Right you are Coral Sea!
And nice analysis of the waves & breaks of the Great Barrier Reef.
Not far from Ribbon Reef, we head to Lizard Island Lagoon for amazing kiteboarding in gorgeous flat turquoise waters.
Day 16 & 17
There are many other activities to enjoy at Lizard Island as well—so we plan on
two days here:
dive to see the giant clam garden – some over 2 meters wide
swim with manta rays
catch a black marlin
or just head over to the sand-floored Marlin Bar for a cold beer
Night Sail to Sandbanks National Park.
Sail to Cape York, Thursday Island, and the Torres Strait
Cape York is the Northeast corner of the Australian continent.
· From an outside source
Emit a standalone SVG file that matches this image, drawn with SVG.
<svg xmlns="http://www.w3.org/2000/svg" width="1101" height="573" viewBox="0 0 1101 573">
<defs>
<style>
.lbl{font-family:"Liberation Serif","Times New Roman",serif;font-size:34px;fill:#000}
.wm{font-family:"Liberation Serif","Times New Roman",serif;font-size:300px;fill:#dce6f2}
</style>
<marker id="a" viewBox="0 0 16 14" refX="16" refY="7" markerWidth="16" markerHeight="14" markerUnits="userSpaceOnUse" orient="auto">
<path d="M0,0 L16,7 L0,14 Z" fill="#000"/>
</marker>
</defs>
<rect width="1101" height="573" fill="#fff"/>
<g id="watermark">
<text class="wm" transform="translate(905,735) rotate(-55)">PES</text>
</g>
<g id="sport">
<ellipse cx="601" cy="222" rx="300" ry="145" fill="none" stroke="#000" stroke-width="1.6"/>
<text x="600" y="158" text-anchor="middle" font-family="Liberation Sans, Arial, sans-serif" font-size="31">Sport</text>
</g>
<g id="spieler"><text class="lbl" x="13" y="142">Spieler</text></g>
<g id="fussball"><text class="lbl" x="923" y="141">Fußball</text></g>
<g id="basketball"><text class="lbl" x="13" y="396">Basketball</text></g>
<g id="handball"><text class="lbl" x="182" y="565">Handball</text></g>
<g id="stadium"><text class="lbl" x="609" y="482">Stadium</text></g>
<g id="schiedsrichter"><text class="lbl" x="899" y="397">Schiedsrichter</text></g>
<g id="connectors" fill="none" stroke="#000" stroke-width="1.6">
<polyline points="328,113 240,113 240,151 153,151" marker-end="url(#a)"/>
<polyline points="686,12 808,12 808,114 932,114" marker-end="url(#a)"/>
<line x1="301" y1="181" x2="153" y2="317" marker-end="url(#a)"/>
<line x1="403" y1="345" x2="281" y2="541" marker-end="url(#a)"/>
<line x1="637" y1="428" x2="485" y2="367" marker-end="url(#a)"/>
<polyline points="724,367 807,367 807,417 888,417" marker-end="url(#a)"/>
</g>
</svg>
It is also the Southern end of the Torres Strait which connects the Indian Ocean to the Pacific Ocean, between Australia and Papua New Guinea.
From here we turn West towards Darwin, and proceed through the Torres Strait, past Prince of Wales and Thursday Islands, and into the Arafura Sea--leaving the blue waters and the trade winds of the Pacific behind.
Across the Gulf of Carpentaria to Cape Wessel, through the Arafura Sea to Cape Don, and then down the Van Diemen Gulf to Beagle Gulf and Darwin.
Day 21 to 23
Three day Sail to Darwin
Day 31 to 35
Set Sail for Lombok
Set Sail for Lombok – 945 miles across the Timor Sea and Indian Ocean.
It’s been an AMAZING trip—almost 2,000 miles around Australia, with epic kitesurfing up the Great Barrier Reef. But now it’s time to put the ship back in shape, do our debriefings, and say goodbyes, until the next time.
The schedule above represents a typical itinerary and should only be used as a guide as actual itineraries may change and are always subject to weather and local wind conditions.